“Dreams, Fantasies & Prophesies” was the intriguing title of this, the initial concert celebrating thirty years by the Triangle Brass Band. With the fine Cary Arts Center as backdrop, director Tony Granados and the players first delivered on the “dream” promise. They launched into that greatest and ghastliest dream of them all – the “March to the Scaffold” movement from the renowned Symphonie Fantastique by Berlioz. In this sonic warhorse the dreamer imagines his own execution on the gallows, with such macabre sound-effects as can flow from the composer’s fevered and fecund imagination. (Was that current disruptive traffic pattern around the facility part of someone’s fiendish plot to add a ghoulish touch to the evening?)
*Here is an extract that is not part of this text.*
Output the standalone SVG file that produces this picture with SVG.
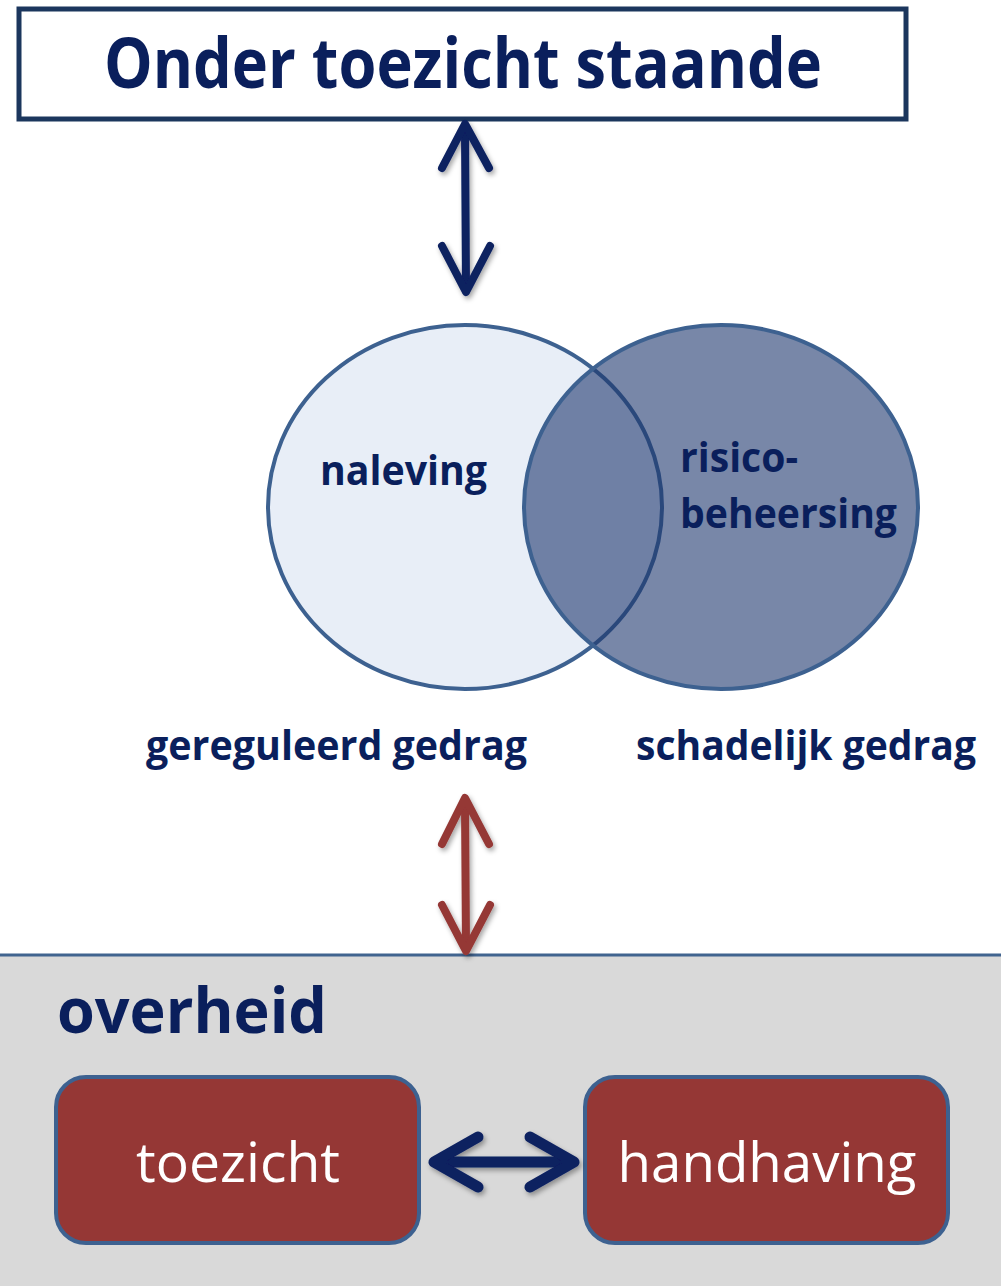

It is always pleasing and somewhat surprising how satisfying brass band arrangements of familiar symphonic works can prove to be. Here the band version was furnished by Howard Snell, a prolific composer in his own right. All the traditional spirit of the piece was present, with the tubas and the percussion providing the requisite bombast.

Granados introduced the honored guest performer, Mark Norman, as not only an accomplished tuba player but also as his mentor over the years. The guest delivered the prophetic dimension with “Prophesies for Solo Tuba and Brass Band,” a work by veteran performer and composer Barbara York, and commissioned by Norman himself. Who knew that a tuba could be so nimble and light on its feet? The soloist was appropriately agile with these demanding passages reflecting Aztec, Christian and Mayan influences. He also called attention to the crashing fanfare midway through the piece, crediting the players’ skill in delivering its power.

Norman returned later in the program to join the band, fantasizing on how to reach that fabled land somewhere “Over the Rainbow.” Judy Garland would have smiled upon how well the tuba captured the spirit of that Harold Arlen classic.

The players visited Andrew Lloyd Webber‘s Phantom of the Opera, returning again and again to that engaging theme. They indulged in “A Disney Fantasy,” wherein they did not fear “The Big, Bad Wolf,” they wished “Upon a Star” and each performer fantasized of having “Mr. Bluebird on My Shoulder.” This genial arrangement by the (late) British composer Goff Richards seemed to explore every tune that one associates with vintage Disney productions.

The band wound up an imaginative evening with selections from the Stephen Schwartz musical, Wicked, introducing the witches of Oz, and aptly described by Granados as a “prequel” of sorts to Dorothy and Toto and all those other endearing characters one finds along that old Yellow Brick Road.